By mid October, students are expected to turn in a presentation and a short paper describing an innovative application idea in an industry of their choice. This assignment serves as a final for the students who take this course as a mini. For the rest of the students, it serves as a mid-term.
Part 3 Innovative Applications
Students are expected to turn in a presentation and a short paper describing a specific innovative application idea in an industry of their choice. Preferably, it is in the same area they selected for their technology vision presentation. They are taught an analytical method for innovative thinking based on the following observation:
The evolution of technological capabilities in the last 30 years has been driven by Moore's and other similar "laws". Any application or device dependent on electronics either increased its capability by an order of magnitude every 5 years at a constant price or the price of the capability dropped by an order of magnitude, which typically leads to dramatically different uses of technology what was economically impossible becomes possible.
The method consists of five steps:
1) Spot the likely order of magnitude changes in the next 5-7 years
2) Find the barriers that this change will eliminate
3) Figure out the new business capabilities this will create
4) Create a business scenario
5) Analyze various factors that might either impede or speed up the proposed innovation
We discuss the key questions and heuristics that help students think through the issues. Students are expected to:
1) Describe the problem and its importance
2) Explain why the problem has not been solved and why there is a chance to solve it now
3) Describe the proposed solution and illustrate it with a mock-up demo
4) Sketch the solution architecture and explain which parts would be off-the-shelf and which would require development
5) Make a rough estimate of the required development effort: two people in a garage vs. nationwide infrastructure
6) Outline potential extensions and benefits of the proposed solution
In the past, most students took this class as a 6-unit mini course. Students who take it as a 12-unit full course continue to work on their application idea getting personal coaching. The result is a presentation and a document that can be shown to prospective employers or even venture capitalists as evidence of their innovative thinking.

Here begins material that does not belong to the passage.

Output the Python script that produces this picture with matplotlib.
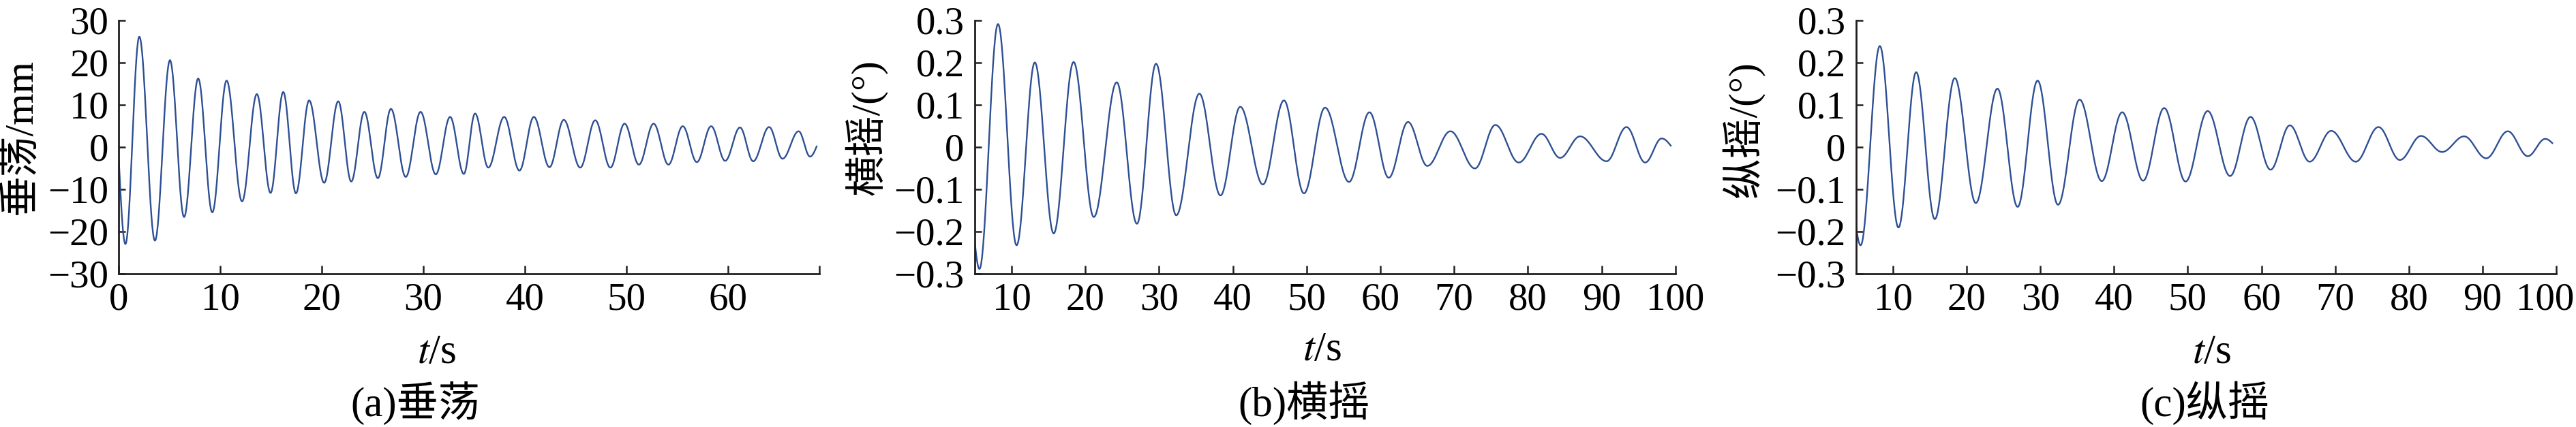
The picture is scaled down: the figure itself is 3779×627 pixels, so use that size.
import numpy as np
import matplotlib
matplotlib.use("Agg")
import matplotlib.pyplot as plt
import matplotlib.transforms as mtransforms

plt.rcParams['font.family'] = ['Liberation Serif', 'Noto Sans CJK SC']
plt.rcParams['mathtext.fontset'] = 'stix'

# turning points: time (s) and value
heave_t = [0.0, 0.65, 2.02, 3.56, 5.04, 6.43, 7.82, 9.21, 10.62, 12.14, 13.6, 14.95,
           16.2, 17.45, 18.75, 20.23, 21.62, 22.9, 24.19, 25.52, 26.81, 28.27, 29.73,
           31.23, 32.64, 33.99, 35.1, 36.4, 37.97, 39.47, 40.89, 42.43, 43.84, 45.46,
           46.94, 48.43, 49.83, 51.24, 52.69, 54.15, 55.56, 56.95, 58.36, 59.74, 61.2,
           62.5, 64.07, 65.39, 66.98, 68.1, 68.75]
heave_v = [-3.1, -23.0, 26.1, -22.2, 20.5, -16.6, 16.2, -15.5, 15.7, -12.9, 12.5, -10.9,
           13.0, -11.0, 11.0, -8.5, 10.8, -8.2, 8.3, -7.4, 9.0, -7.1, 8.3,
           -6.5, 7.1, -6.4, 7.9, -4.9, 7.1, -5.6, 7.1, -4.8, 6.4, -4.9,
           6.3, -4.9, 5.5, -4.2, 5.5, -4.2, 4.9, -3.6, 4.9, -3.3, 4.6,
           -3.4, 4.7, -2.8, 3.7, -2.3, 0.1]

roll_t = [5.0, 5.63, 8.15, 10.67, 13.14, 15.7, 18.4, 21.14, 24.25, 26.99, 29.58, 32.32,
          35.46, 38.32, 41.0, 44.07, 46.93, 49.64, 52.5, 55.75, 58.52, 61.14, 63.75,
          66.37, 69.5, 72.83, 75.6, 78.77, 81.85, 84.37, 87.08, 90.68, 93.38, 95.91,
          98.15, 99.38]
roll_v = [-0.227, -0.289, 0.291, -0.233, 0.200, -0.205, 0.201, -0.166, 0.153, -0.182,
          0.197, -0.162, 0.126, -0.115, 0.095, -0.089, 0.110, -0.110, 0.093, -0.083,
          0.082, -0.073, 0.059, -0.045, 0.037, -0.051, 0.052, -0.037, 0.031, -0.026,
          0.025, -0.034, 0.047, -0.037, 0.020, 0.003]

pitch_t = [4.98, 5.6, 8.21, 10.74, 13.14, 15.67, 18.38, 21.24, 24.17, 26.91, 29.62, 32.39,
           35.32, 38.33, 41.1, 43.94, 46.8, 49.7, 52.7, 55.74, 58.52, 61.23, 63.85,
           66.54, 69.47, 72.8, 75.88, 78.78, 81.65, 84.51, 87.5, 90.5, 93.43, 96.14,
           98.51, 99.47]
pitch_v = [-0.19, -0.233, 0.239, -0.191, 0.177, -0.171, 0.163, -0.133, 0.138, -0.142,
           0.157, -0.137, 0.112, -0.081, 0.082, -0.080, 0.092, -0.082, 0.085, -0.069,
           0.071, -0.054, 0.051, -0.035, 0.038, -0.035, 0.047, -0.031, 0.026, -0.012,
           0.025, -0.027, 0.037, -0.022, 0.019, 0.009]

ylabels = ["垂荡/mm", "横摇/(°)", "纵摇/(°)"]
captions = ["(a)垂荡", "(b)横摇", "(c)纵摇"]

LINE_COLOR = "#2d4f93"
AX_COLOR = "#231f20"
W, H = 3780, 627


def trace(t_pts, v_pts, n=40):
    # smooth swing between consecutive turning points
    ts, vs = [], []
    last = len(t_pts) - 2
    s = np.linspace(0, 1, n)
    for i in range(len(t_pts) - 1):
        t0, t1 = t_pts[i], t_pts[i + 1]
        v0, v1 = v_pts[i], v_pts[i + 1]
        if i == 0:
            w = np.sin(np.pi / 2 * s)
        elif i == last:
            w = 1 - np.cos(np.pi / 2 * s)
        else:
            w = (1 - np.cos(np.pi * s)) / 2
        ts.append(t0 + (t1 - t0) * s)
        vs.append(v0 + (v1 - v0) * w)
    return np.concatenate(ts), np.concatenate(vs)


def style_axes(ax):
    for side in ["top", "right"]:
        ax.spines[side].set_visible(False)
    for side in ["left", "bottom"]:
        ax.spines[side].set_linewidth(2.0)
        ax.spines[side].set_color(AX_COLOR)
    ax.tick_params(axis="both", which="both", direction="in", width=1.8,
                   color=AX_COLOR, labelsize=41)
    ax.tick_params(axis="y", length=7, pad=11)
    ax.tick_params(axis="x", which="both", length=8.5, pad=9)


fig = plt.figure(figsize=(W / 100, H / 100), dpi=100)

bottom = 1 - 401.7 / H
height = 372 / H
lefts = [174.3, 1430, 2723]
widths = [1027.4, 1027.7, 1027]
series = [(heave_t, heave_v), (roll_t, roll_v), (pitch_t, pitch_v)]

axes = []
for i in range(3):
    ax = fig.add_axes([lefts[i] / W, bottom, widths[i] / W, height])
    t, v = trace(*series[i])
    ax.plot(t, v, color=LINE_COLOR, lw=1.7)
    style_axes(ax)
    axes.append(ax)

ax = axes[0]
ax.set_xlim(0, 69)
ax.set_ylim(-30, 30)
ax.set_xticks(range(0, 70, 10))
ax.set_xticks([69], minor=True)
ax.set_yticks(range(-30, 31, 10))
ax.set_yticklabels(["−30", "−20", "−10", "0", "10", "20", "30"])

for ax in axes[1:]:
    ax.set_xlim(5, 100)
    ax.set_ylim(-0.3, 0.3)
    ax.set_xticks(range(10, 101, 10))
    ax.set_yticks([-0.3, -0.2, -0.1, 0, 0.1, 0.2, 0.3])
    ax.set_yticklabels(["−0.3", "−0.2", "−0.1", "0", "0.1", "0.2", "0.3"])

# last label of the right panel sits a little left so it stays inside the figure
lab = axes[2].get_xticklabels()[-1]
lab.set_transform(lab.get_transform() +
                  mtransforms.ScaledTranslation(-0.16, 0, fig.dpi_scale_trans))

# y labels, x labels and captions placed as in the original layout
ylab_pos = [(31, 201), (1270, 187), (2557, 190)]
xlab_pos = [(641, 518), (1940, 514), (3245, 518)]
cap_pos = [(609, 592), (1913, 592), (3234, 592)]
for i in range(3):
    x, y = ylab_pos[i]
    fig.text(x / W, 1 - y / H, ylabels[i], rotation=90, fontsize=43,
             ha="center", va="center")
    x, y = xlab_pos[i]
    fig.text(x / W, 1 - y / H, r"$t$/s", fontsize=44, ha="center", va="center")
    x, y = cap_pos[i]
    fig.text(x / W, 1 - y / H, captions[i], fontsize=44, ha="center", va="center")

fig.savefig("out.png", dpi=100)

Intended Audience and Prerequisites
There are no formal prerequisites for this course. Any 3rd or 4th year undergraduate engineering, computer science, science or business major should have sufficient grounding in technology to be able to participate. This course should be of particular interest to seniors, master-level and doctoral students who intend to pursue non-academic careers. Given the participatory nature of the course, the optimal size is no more than 15-20 students. While many students take the course as a 6-unit mini 1 (mostly Tepper students), SCS and Engineering students are encouraged to take the full 12 unit course to further develop their ideas and get extensive personal coaching.